The Internet Age has many benefits for employers, including the ability to communicate quickly and effectively with employees. However, the recent increase in “blogging,” or online “diaries,” has increased employer frustration as employees can easily disclose private company matters or criticize their employers online to an entire “internet community.” It is important to know what employers can do to address blogging issues.

Employee blogging may include disparagement of the company or employees, disclosure of insider information, disclosure of proprietary information, and conflicts of interest (e.g. where employee advertising on the site conflicts with company policies or contracts). The current trend indicates court support of an employer’s decision to terminate an employee who engages in conduct detrimental to the company.

Employees whose blogging damages their employer may violate the employees’ duty of loyalty to the company, which includes duties of obedience, confidentiality and loyalty. Insubordination, harmful speech and disparagement of the company or its managers on blogs would likely violate an employee’s duty of loyalty. Recent examples of the perils of employee blogging include a flight attendant posting provocative photos of herself wearing her uniform, a newly-hired Google employee recording his impressions (including criticisms) of his new employer, and a Microsoft employee taking the liberty of posting photos of Apple computers being delivered to his worksite. In each instance the employee was terminated based on the content of his/her blog.

Many employees may cry foul and assert that employer monitoring of their blogs violates their “free speech rights.” However, the First Amendment covers solely government restrictions on speech and, in employment-at-will states such as Illinois, employers are afforded great latitude in terminating disloyal employees. Yet, employers must be extremely cautious when dealing with such situations as there is an obvious need to balance the needs of the employer to maintain its reputation within the community and avoid disclosure of insider information against excessively intrusive monitoring of the employee’s personal time and activities.

Based on the foregoing, employers may wish to consider enacting a general blog policy, in addition to covering blogging in other applicable policies, procedures, and agreements such as harassment and discrimination policies, electronic resources policies, and nondisclosure agreements. Such policies might include policies against removing confidential information from the workplace, use of company information for personal use, such as company photos or employee handbooks, and setting guidelines for company-sponsored blogs. If an employer does not have a current internet usage policy, one should be considered, advising employees that the employer may monitor their internet usage and that they should not use “work time” for personal internet use. Finally, employers should look at the current status of their internet programs to determine whether they are susceptible to mismanagement of electronic data, such as archived e-mails and internet sites. Not only should these policies ensure that employees do not disparage the employer, they should also demand professionalism and confidentiality from the employees.

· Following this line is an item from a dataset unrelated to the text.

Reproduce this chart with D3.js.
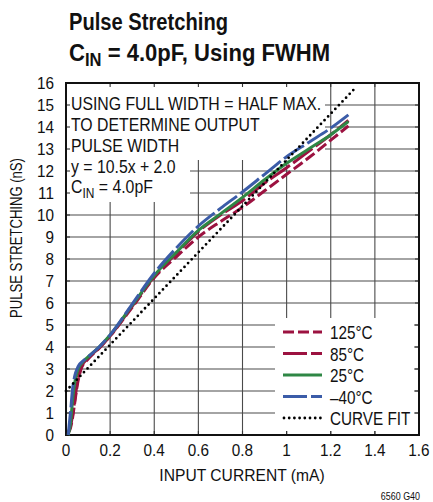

While blog policies can legally limit certain communications by employees, the policies must not conflict with whistleblower statutes, labor laws and other exceptions to at-will employment. Certain states prohibit termination of employees for private, off-site activities not related to employment. Also, in some instances, employees cannot be terminated for blogging about an employer’s illegal activities. Further, employees are permitted to make statements about union organizing and other concerted activity. Blog policies should therefore be carefully drafted.

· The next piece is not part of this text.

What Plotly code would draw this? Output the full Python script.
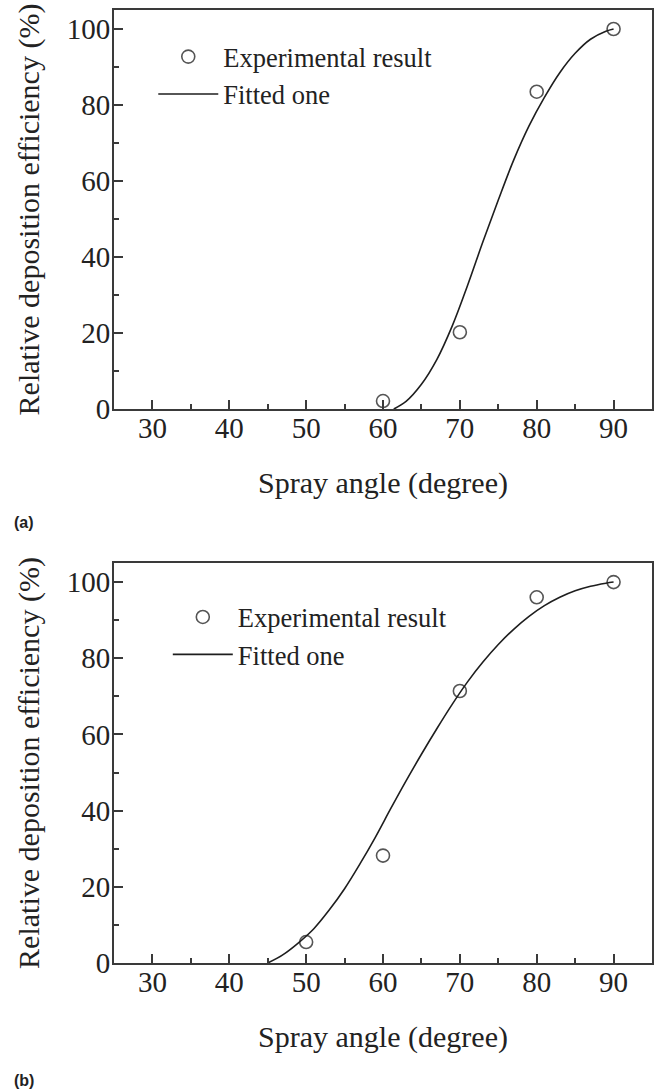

Employers may also assign someone to monitor blogging activities of its employees. Some public corporations may have obligations to monitor communications for regulatory or other reasons. Private corporations may do so simply to ensure employees are not engaging in improper conduct or disclosing private company information. It is important to note, though, that the company’s policy also must comply with the National Labor Relations Act (“NLRA”). Blogging has broad protection under the NLRA. While employer-monitoring of website postings for disparagement and other inappropriate conduct by employees may constitute a reasonable basis for monitoring, employers must also be careful not to engage in surveillance that could be construed as violating the NLRA. Employers must also take all necessary steps to inform their employees of the revisions to existing polices and the implementation of any new policies concerning blogging or other monitoring of employee communications.